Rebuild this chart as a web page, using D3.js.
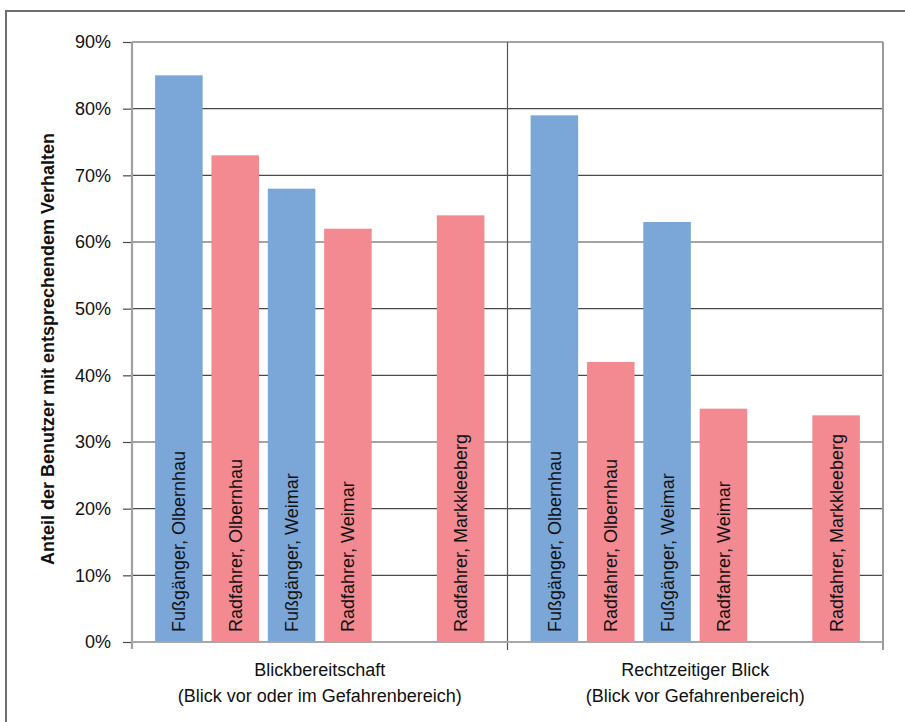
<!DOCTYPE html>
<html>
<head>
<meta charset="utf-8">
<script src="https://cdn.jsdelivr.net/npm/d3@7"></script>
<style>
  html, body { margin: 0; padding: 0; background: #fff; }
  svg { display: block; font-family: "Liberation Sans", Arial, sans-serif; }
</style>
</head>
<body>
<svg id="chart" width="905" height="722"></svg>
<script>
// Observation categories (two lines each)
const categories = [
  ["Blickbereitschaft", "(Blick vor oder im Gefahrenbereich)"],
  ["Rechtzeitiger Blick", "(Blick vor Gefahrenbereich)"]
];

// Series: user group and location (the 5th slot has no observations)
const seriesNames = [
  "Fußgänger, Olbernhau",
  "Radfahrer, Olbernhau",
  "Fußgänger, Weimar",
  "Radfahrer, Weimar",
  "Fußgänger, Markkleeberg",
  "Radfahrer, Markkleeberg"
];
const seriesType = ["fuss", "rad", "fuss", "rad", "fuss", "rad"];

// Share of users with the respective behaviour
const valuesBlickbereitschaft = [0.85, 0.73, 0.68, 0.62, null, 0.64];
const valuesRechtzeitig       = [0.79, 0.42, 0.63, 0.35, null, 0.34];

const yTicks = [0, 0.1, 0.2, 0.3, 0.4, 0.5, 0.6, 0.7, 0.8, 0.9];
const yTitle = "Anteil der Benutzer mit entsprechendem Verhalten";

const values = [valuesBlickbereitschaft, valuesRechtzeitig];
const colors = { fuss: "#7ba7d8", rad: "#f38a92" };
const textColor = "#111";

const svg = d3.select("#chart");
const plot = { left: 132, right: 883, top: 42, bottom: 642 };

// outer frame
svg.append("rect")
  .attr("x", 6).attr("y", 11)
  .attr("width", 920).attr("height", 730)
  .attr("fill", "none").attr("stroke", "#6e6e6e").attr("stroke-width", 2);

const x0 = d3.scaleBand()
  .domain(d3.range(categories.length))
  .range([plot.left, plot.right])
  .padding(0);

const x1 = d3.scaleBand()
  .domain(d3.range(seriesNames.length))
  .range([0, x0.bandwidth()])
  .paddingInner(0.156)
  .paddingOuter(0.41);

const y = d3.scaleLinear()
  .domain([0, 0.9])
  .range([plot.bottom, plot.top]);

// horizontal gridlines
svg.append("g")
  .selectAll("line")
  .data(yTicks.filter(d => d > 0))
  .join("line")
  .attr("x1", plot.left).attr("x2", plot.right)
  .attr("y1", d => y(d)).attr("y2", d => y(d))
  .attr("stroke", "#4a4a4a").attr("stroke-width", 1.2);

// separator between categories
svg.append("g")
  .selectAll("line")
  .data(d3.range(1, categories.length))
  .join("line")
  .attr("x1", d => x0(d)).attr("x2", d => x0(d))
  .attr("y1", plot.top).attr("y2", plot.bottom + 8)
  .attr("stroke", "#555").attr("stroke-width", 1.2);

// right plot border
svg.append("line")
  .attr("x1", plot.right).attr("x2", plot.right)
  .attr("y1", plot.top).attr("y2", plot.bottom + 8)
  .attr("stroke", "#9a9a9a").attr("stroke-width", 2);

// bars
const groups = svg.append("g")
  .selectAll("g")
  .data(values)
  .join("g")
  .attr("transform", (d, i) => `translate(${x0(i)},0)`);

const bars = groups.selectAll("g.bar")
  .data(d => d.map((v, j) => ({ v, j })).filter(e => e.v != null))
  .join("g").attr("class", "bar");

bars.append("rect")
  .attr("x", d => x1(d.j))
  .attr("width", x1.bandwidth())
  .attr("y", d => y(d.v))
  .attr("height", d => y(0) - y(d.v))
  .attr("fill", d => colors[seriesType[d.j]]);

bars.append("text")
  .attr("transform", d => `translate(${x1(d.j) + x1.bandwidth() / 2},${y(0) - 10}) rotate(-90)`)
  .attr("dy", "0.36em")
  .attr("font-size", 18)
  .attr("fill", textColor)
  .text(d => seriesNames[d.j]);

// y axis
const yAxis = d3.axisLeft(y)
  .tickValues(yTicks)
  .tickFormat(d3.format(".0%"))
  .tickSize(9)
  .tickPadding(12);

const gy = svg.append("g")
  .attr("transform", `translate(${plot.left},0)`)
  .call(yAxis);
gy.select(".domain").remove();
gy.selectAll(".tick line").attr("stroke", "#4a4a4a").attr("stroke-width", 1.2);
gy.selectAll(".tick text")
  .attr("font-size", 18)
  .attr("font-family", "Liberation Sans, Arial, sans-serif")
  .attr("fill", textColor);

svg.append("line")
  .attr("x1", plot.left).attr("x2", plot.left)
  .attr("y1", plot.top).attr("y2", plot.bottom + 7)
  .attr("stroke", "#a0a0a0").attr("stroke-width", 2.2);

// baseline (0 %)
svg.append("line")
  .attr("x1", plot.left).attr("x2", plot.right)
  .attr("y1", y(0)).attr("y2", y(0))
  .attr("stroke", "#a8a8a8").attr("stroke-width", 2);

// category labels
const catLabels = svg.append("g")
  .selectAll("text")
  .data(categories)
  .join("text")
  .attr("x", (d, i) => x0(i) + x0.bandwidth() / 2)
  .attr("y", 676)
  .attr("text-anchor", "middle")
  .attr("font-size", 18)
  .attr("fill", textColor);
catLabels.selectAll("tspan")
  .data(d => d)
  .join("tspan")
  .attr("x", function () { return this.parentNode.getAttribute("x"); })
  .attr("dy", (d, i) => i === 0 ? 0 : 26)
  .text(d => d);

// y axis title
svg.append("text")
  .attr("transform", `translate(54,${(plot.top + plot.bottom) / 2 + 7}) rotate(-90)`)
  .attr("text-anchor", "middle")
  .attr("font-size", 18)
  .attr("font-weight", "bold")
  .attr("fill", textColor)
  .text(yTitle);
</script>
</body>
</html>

____

## TASK DESCRIPTION:
Output all of the data exactly as it stands, minus any images.

## RESULT OF THE EXERCISE:
Rebuild this chart as a web page, using D3.js.
<!DOCTYPE html>
<html>
<head>
<meta charset="utf-8">
<script src="https://cdn.jsdelivr.net/npm/d3@7"></script>
<style>
  html, body { margin: 0; padding: 0; background: #fff; }
  svg { display: block; font-family: "Liberation Sans", Arial, sans-serif; }
</style>
</head>
<body>
<svg id="chart" width="905" height="722"></svg>
<script>
// Observation categories (two lines each)
const categories = [
  ["Blickbereitschaft", "(Blick vor oder im Gefahrenbereich)"],
  ["Rechtzeitiger Blick", "(Blick vor Gefahrenbereich)"]
];

// Series: user group and location (the 5th slot has no observations)
const seriesNames = [
  "Fußgänger, Olbernhau",
  "Radfahrer, Olbernhau",
  "Fußgänger, Weimar",
  "Radfahrer, Weimar",
  "Fußgänger, Markkleeberg",
  "Radfahrer, Markkleeberg"
];
const seriesType = ["fuss", "rad", "fuss", "rad", "fuss", "rad"];

// Share of users with the respective behaviour
const valuesBlickbereitschaft = [0.85, 0.73, 0.68, 0.62, null, 0.64];
const valuesRechtzeitig       = [0.79, 0.42, 0.63, 0.35, null, 0.34];

const yTicks = [0, 0.1, 0.2, 0.3, 0.4, 0.5, 0.6, 0.7, 0.8, 0.9];
const yTitle = "Anteil der Benutzer mit entsprechendem Verhalten";

const values = [valuesBlickbereitschaft, valuesRechtzeitig];
const colors = { fuss: "#7ba7d8", rad: "#f38a92" };
const textColor = "#111";

const svg = d3.select("#chart");
const plot = { left: 132, right: 883, top: 42, bottom: 642 };

// outer frame
svg.append("rect")
  .attr("x", 6).attr("y", 11)
  .attr("width", 920).attr("height", 730)
  .attr("fill", "none").attr("stroke", "#6e6e6e").attr("stroke-width", 2);

const x0 = d3.scaleBand()
  .domain(d3.range(categories.length))
  .range([plot.left, plot.right])
  .padding(0);

const x1 = d3.scaleBand()
  .domain(d3.range(seriesNames.length))
  .range([0, x0.bandwidth()])
  .paddingInner(0.156)
  .paddingOuter(0.41);

const y = d3.scaleLinear()
  .domain([0, 0.9])
  .range([plot.bottom, plot.top]);

// horizontal gridlines
svg.append("g")
  .selectAll("line")
  .data(yTicks.filter(d => d > 0))
  .join("line")
  .attr("x1", plot.left).attr("x2", plot.right)
  .attr("y1", d => y(d)).attr("y2", d => y(d))
  .attr("stroke", "#4a4a4a").attr("stroke-width", 1.2);

// separator between categories
svg.append("g")
  .selectAll("line")
  .data(d3.range(1, categories.length))
  .join("line")
  .attr("x1", d => x0(d)).attr("x2", d => x0(d))
  .attr("y1", plot.top).attr("y2", plot.bottom + 8)
  .attr("stroke", "#555").attr("stroke-width", 1.2);

// right plot border
svg.append("line")
  .attr("x1", plot.right).attr("x2", plot.right)
  .attr("y1", plot.top).attr("y2", plot.bottom + 8)
  .attr("stroke", "#9a9a9a").attr("stroke-width", 2);

// bars
const groups = svg.append("g")
  .selectAll("g")
  .data(values)
  .join("g")
  .attr("transform", (d, i) => `translate(${x0(i)},0)`);

const bars = groups.selectAll("g.bar")
  .data(d => d.map((v, j) => ({ v, j })).filter(e => e.v != null))
  .join("g").attr("class", "bar");

bars.append("rect")
  .attr("x", d => x1(d.j))
  .attr("width", x1.bandwidth())
  .attr("y", d => y(d.v))
  .attr("height", d => y(0) - y(d.v))
  .attr("fill", d => colors[seriesType[d.j]]);

bars.append("text")
  .attr("transform", d => `translate(${x1(d.j) + x1.bandwidth() / 2},${y(0) - 10}) rotate(-90)`)
  .attr("dy", "0.36em")
  .attr("font-size", 18)
  .attr("fill", textColor)
  .text(d => seriesNames[d.j]);

// y axis
const yAxis = d3.axisLeft(y)
  .tickValues(yTicks)
  .tickFormat(d3.format(".0%"))
  .tickSize(9)
  .tickPadding(12);

const gy = svg.append("g")
  .attr("transform", `translate(${plot.left},0)`)
  .call(yAxis);
gy.select(".domain").remove();
gy.selectAll(".tick line").attr("stroke", "#4a4a4a").attr("stroke-width", 1.2);
gy.selectAll(".tick text")
  .attr("font-size", 18)
  .attr("font-family", "Liberation Sans, Arial, sans-serif")
  .attr("fill", textColor);

svg.append("line")
  .attr("x1", plot.left).attr("x2", plot.left)
  .attr("y1", plot.top).attr("y2", plot.bottom + 7)
  .attr("stroke", "#a0a0a0").attr("stroke-width", 2.2);

// baseline (0 %)
svg.append("line")
  .attr("x1", plot.left).attr("x2", plot.right)
  .attr("y1", y(0)).attr("y2", y(0))
  .attr("stroke", "#a8a8a8").attr("stroke-width", 2);

// category labels
const catLabels = svg.append("g")
  .selectAll("text")
  .data(categories)
  .join("text")
  .attr("x", (d, i) => x0(i) + x0.bandwidth() / 2)
  .attr("y", 676)
  .attr("text-anchor", "middle")
  .attr("font-size", 18)
  .attr("fill", textColor);
catLabels.selectAll("tspan")
  .data(d => d)
  .join("tspan")
  .attr("x", function () { return this.parentNode.getAttribute("x"); })
  .attr("dy", (d, i) => i === 0 ? 0 : 26)
  .text(d => d);

// y axis title
svg.append("text")
  .attr("transform", `translate(54,${(plot.top + plot.bottom) / 2 + 7}) rotate(-90)`)
  .attr("text-anchor", "middle")
  .attr("font-size", 18)
  .attr("font-weight", "bold")
  .attr("fill", textColor)
  .text(yTitle);
</script>
</body>
</html>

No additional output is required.